Leave out the images; return the rest of the data exactly.

::: Supplied data

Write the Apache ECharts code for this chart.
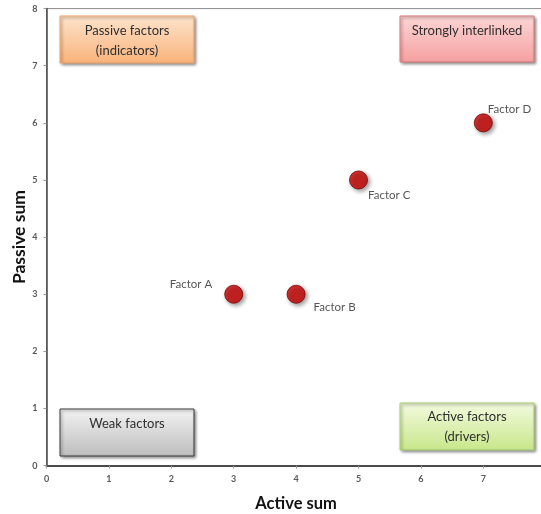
<!DOCTYPE html>
<html>
<head>
<meta charset="utf-8">
<script src="https://cdn.jsdelivr.net/npm/echarts@6/dist/echarts.min.js"></script>
<style>
  html, body { margin: 0; padding: 0; background: #fff; }
  #chart { width: 541px; height: 514px; }
</style>
</head>
<body>
<div id="chart"></div>
<script>
// Factor scores: active sum (influence on others) vs passive sum (influenced by others)
const factorNames = ['Factor A', 'Factor B', 'Factor C', 'Factor D'];
const activeSums  = [3, 4, 5, 7];
const passiveSums = [3, 3, 5, 6];
const axisTicks   = [0, 1, 2, 3, 4, 5, 6, 7, 8];

// Where each factor's name sits around its dot
const labelPlacement = {
  'Factor A': { position: 'left',  distance: 12, offset: [0, -10] },
  'Factor B': { position: 'right', distance: 8,  offset: [0, 13] },
  'Factor C': { position: 'right', distance: 0,  offset: [0, 15] },
  'Factor D': { position: 'right', distance: -5, offset: [0, -14] }
};

const FONT = 'Lato, "Open Sans", sans-serif';

const points = factorNames.map((name, i) => ({
  name: name,
  value: [activeSums[i], passiveSums[i]],
  label: Object.assign({ show: true, formatter: '{b}', color: '#2a2a2a', fontSize: 11.5, fontFamily: FONT },
                       labelPlacement[name])
}));

// Quadrant caption boxes
function quadrantBox(x, y, w, h, fill, border, lines, textY) {
  return {
    type: 'group',
    children: [
      {
        type: 'rect',
        shape: { x: x, y: y, width: w, height: h },
        style: {
          fill: { type: 'linear', x: 0, y: 0, x2: 0, y2: 1,
                  colorStops: [{ offset: 0, color: fill[0] }, { offset: 1, color: fill[1] }] },
          stroke: border, lineWidth: 1,
          shadowBlur: 3, shadowOffsetX: 1.5, shadowOffsetY: 1.5, shadowColor: 'rgba(0,0,0,0.45)'
        }
      },
      {
        type: 'text',
        style: {
          x: x + w / 2, y: textY, text: lines.join('\n'),
          textAlign: 'center', textVerticalAlign: 'top',
          fill: '#2f2f2f', font: '13px ' + FONT, lineHeight: 20
        }
      }
    ]
  };
}

const chart = echarts.init(document.getElementById('chart'));
chart.setOption({
  animation: false,
  grid: {
    left: 46.5, top: 8.6, width: 499.2, height: 457,
    outerBoundsMode: 'none', containLabel: false,
    show: true, borderColor: '#8c8c8c', borderWidth: 1
  },
  xAxis: {
    type: 'value', min: axisTicks[0], max: axisTicks[axisTicks.length - 1], interval: 1,
    name: 'Active sum', nameLocation: 'middle', nameGap: 30,
    nameTextStyle: { fontFamily: FONT, fontWeight: 'bold', fontSize: 16.5, color: '#111' },
    axisLine: { lineStyle: { color: '#4a4a4a', width: 2 } },
    axisTick: { show: true, length: 3, lineStyle: { color: '#999' } },
    axisLabel: { color: '#595959', fontSize: 9, fontWeight: 'bold', fontFamily: FONT, margin: 9 },
    splitLine: { show: false }
  },
  yAxis: {
    type: 'value', min: axisTicks[0], max: axisTicks[axisTicks.length - 1], interval: 1,
    name: 'Passive sum', nameLocation: 'middle', nameGap: 18, nameMoveOverlap: false,
    nameTextStyle: { fontFamily: FONT, fontWeight: 'bold', fontSize: 17.5, color: '#111' },
    axisLine: { lineStyle: { color: '#4a4a4a', width: 1.5 } },
    axisTick: { show: true, length: 3, lineStyle: { color: '#999' } },
    axisLabel: { color: '#595959', fontSize: 9, fontWeight: 'bold', fontFamily: FONT, margin: 9 },
    splitLine: { show: false }
  },
  series: [{
    type: 'scatter',
    symbol: 'circle',
    symbolSize: 18,
    data: points,
    itemStyle: {
      color: '#c80000', borderColor: '#7a0000', borderWidth: 1,
      shadowBlur: 4, shadowOffsetX: 2, shadowOffsetY: 2, shadowColor: 'rgba(0,0,0,0.5)'
    }
  }],
  graphic: [
    quadrantBox(60, 16, 134, 47, ['#fde4cc', '#f9b27a'], '#f0a26a', ['Passive factors', '(indicators)'], 21),
    quadrantBox(400, 16, 134, 46, ['#fcd6d6', '#f6a0a0'], '#d87878', ['Strongly interlinked'], 21),
    quadrantBox(60, 409, 134, 47, ['#f3f3f3', '#bdbdbd'], '#3a3a3a', ['Weak factors'], 414),
    quadrantBox(400, 403, 134, 47, ['#f3fadf', '#c8e78a'], '#a8cc70', ['Active factors', '(drivers)'], 407)
  ]
});
</script>
</body>
</html>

::::::

▶ **Exercise result**:
Write the Apache ECharts code for this chart.
<!DOCTYPE html>
<html>
<head>
<meta charset="utf-8">
<script src="https://cdn.jsdelivr.net/npm/echarts@6/dist/echarts.min.js"></script>
<style>
  html, body { margin: 0; padding: 0; background: #fff; }
  #chart { width: 541px; height: 514px; }
</style>
</head>
<body>
<div id="chart"></div>
<script>
// Factor scores: active sum (influence on others) vs passive sum (influenced by others)
const factorNames = ['Factor A', 'Factor B', 'Factor C', 'Factor D'];
const activeSums  = [3, 4, 5, 7];
const passiveSums = [3, 3, 5, 6];
const axisTicks   = [0, 1, 2, 3, 4, 5, 6, 7, 8];

// Where each factor's name sits around its dot
const labelPlacement = {
  'Factor A': { position: 'left',  distance: 12, offset: [0, -10] },
  'Factor B': { position: 'right', distance: 8,  offset: [0, 13] },
  'Factor C': { position: 'right', distance: 0,  offset: [0, 15] },
  'Factor D': { position: 'right', distance: -5, offset: [0, -14] }
};

const FONT = 'Lato, "Open Sans", sans-serif';

const points = factorNames.map((name, i) => ({
  name: name,
  value: [activeSums[i], passiveSums[i]],
  label: Object.assign({ show: true, formatter: '{b}', color: '#2a2a2a', fontSize: 11.5, fontFamily: FONT },
                       labelPlacement[name])
}));

// Quadrant caption boxes
function quadrantBox(x, y, w, h, fill, border, lines, textY) {
  return {
    type: 'group',
    children: [
      {
        type: 'rect',
        shape: { x: x, y: y, width: w, height: h },
        style: {
          fill: { type: 'linear', x: 0, y: 0, x2: 0, y2: 1,
                  colorStops: [{ offset: 0, color: fill[0] }, { offset: 1, color: fill[1] }] },
          stroke: border, lineWidth: 1,
          shadowBlur: 3, shadowOffsetX: 1.5, shadowOffsetY: 1.5, shadowColor: 'rgba(0,0,0,0.45)'
        }
      },
      {
        type: 'text',
        style: {
          x: x + w / 2, y: textY, text: lines.join('\n'),
          textAlign: 'center', textVerticalAlign: 'top',
          fill: '#2f2f2f', font: '13px ' + FONT, lineHeight: 20
        }
      }
    ]
  };
}

const chart = echarts.init(document.getElementById('chart'));
chart.setOption({
  animation: false,
  grid: {
    left: 46.5, top: 8.6, width: 499.2, height: 457,
    outerBoundsMode: 'none', containLabel: false,
    show: true, borderColor: '#8c8c8c', borderWidth: 1
  },
  xAxis: {
    type: 'value', min: axisTicks[0], max: axisTicks[axisTicks.length - 1], interval: 1,
    name: 'Active sum', nameLocation: 'middle', nameGap: 30,
    nameTextStyle: { fontFamily: FONT, fontWeight: 'bold', fontSize: 16.5, color: '#111' },
    axisLine: { lineStyle: { color: '#4a4a4a', width: 2 } },
    axisTick: { show: true, length: 3, lineStyle: { color: '#999' } },
    axisLabel: { color: '#595959', fontSize: 9, fontWeight: 'bold', fontFamily: FONT, margin: 9 },
    splitLine: { show: false }
  },
  yAxis: {
    type: 'value', min: axisTicks[0], max: axisTicks[axisTicks.length - 1], interval: 1,
    name: 'Passive sum', nameLocation: 'middle', nameGap: 18, nameMoveOverlap: false,
    nameTextStyle: { fontFamily: FONT, fontWeight: 'bold', fontSize: 17.5, color: '#111' },
    axisLine: { lineStyle: { color: '#4a4a4a', width: 1.5 } },
    axisTick: { show: true, length: 3, lineStyle: { color: '#999' } },
    axisLabel: { color: '#595959', fontSize: 9, fontWeight: 'bold', fontFamily: FONT, margin: 9 },
    splitLine: { show: false }
  },
  series: [{
    type: 'scatter',
    symbol: 'circle',
    symbolSize: 18,
    data: points,
    itemStyle: {
      color: '#c80000', borderColor: '#7a0000', borderWidth: 1,
      shadowBlur: 4, shadowOffsetX: 2, shadowOffsetY: 2, shadowColor: 'rgba(0,0,0,0.5)'
    }
  }],
  graphic: [
    quadrantBox(60, 16, 134, 47, ['#fde4cc', '#f9b27a'], '#f0a26a', ['Passive factors', '(indicators)'], 21),
    quadrantBox(400, 16, 134, 46, ['#fcd6d6', '#f6a0a0'], '#d87878', ['Strongly interlinked'], 21),
    quadrantBox(60, 409, 134, 47, ['#f3f3f3', '#bdbdbd'], '#3a3a3a', ['Weak factors'], 414),
    quadrantBox(400, 403, 134, 47, ['#f3fadf', '#c8e78a'], '#a8cc70', ['Active factors', '(drivers)'], 407)
  ]
});
</script>
</body>
</html>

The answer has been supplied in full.